Ontem, na Assembleia Legislativa, voltou a ser assim quando, sem pestanejar nem gaguejar, disse que desde há 15 anos caiu a qualidade das obras públicas e que os primeiros a assumirem responsabilidades deviam ser os construtores civis.
Faltou dizer que essa queda da qualidade construtiva foi inversamente proporcional à subida especulativa dos preços, às derrapagens descontroladas (porque também as há controladas) e à voragem que de então para cá se verificou por parte de uns quantos responsáveis e empresários, alguns já atrás das grades, outros aguardando que lhes apresentem a factura da sua desmedida gula.
Mas é evidente que Raimundo do Rosário não podia ir mais longe, ou ser mais claro, numa casa onde os interesses de construtores civis e empreiteiros têm sido, desde há várias décadas e não tão raramente quanto seria de esperar, disfarçados de interesse público. Logo ali, num hemiciclo onde a defesa dos cidadãos de Macau foi transformada por alguns dos que deviam ser os seus primeiros defensores numa palavra vã destinada a encobrir a satisfação de interesses próprios, alguns também menos próprios, bem como os de meia dúzia de acomodados, seus parentes e clientelas afins, que muito pouco têm feito pelo desenvolvimento de Macau e o engrandecimento das suas gentes.
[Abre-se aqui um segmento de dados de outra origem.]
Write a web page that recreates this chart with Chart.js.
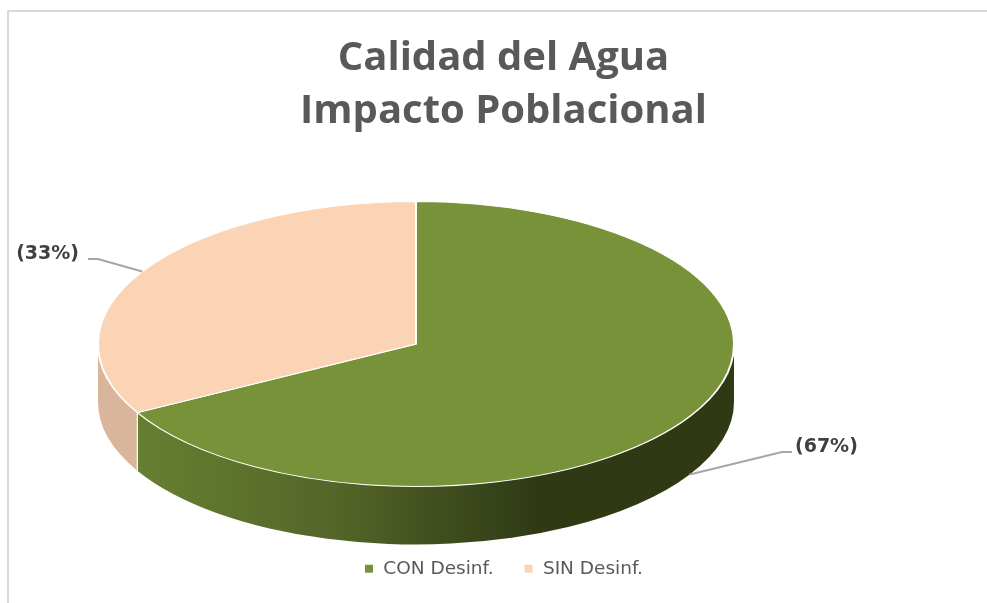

O mea culpa que na Assembleia Legislativa se fez pela voz do mais alto responsável pelas Obras Públicas, e que ecoou dentro e fora de portas, constituiu um acto de indiscutível relevo político. Inédito pelo tom e pela clareza, é certo, mas também revelador de uma vontade de cumprir, e cumprir bem, isto é, no interesse da RAEM, o mandato que lhe foi dado. Em política, e num ambiente hostil e desconfiado, isto tem um nome: coragem.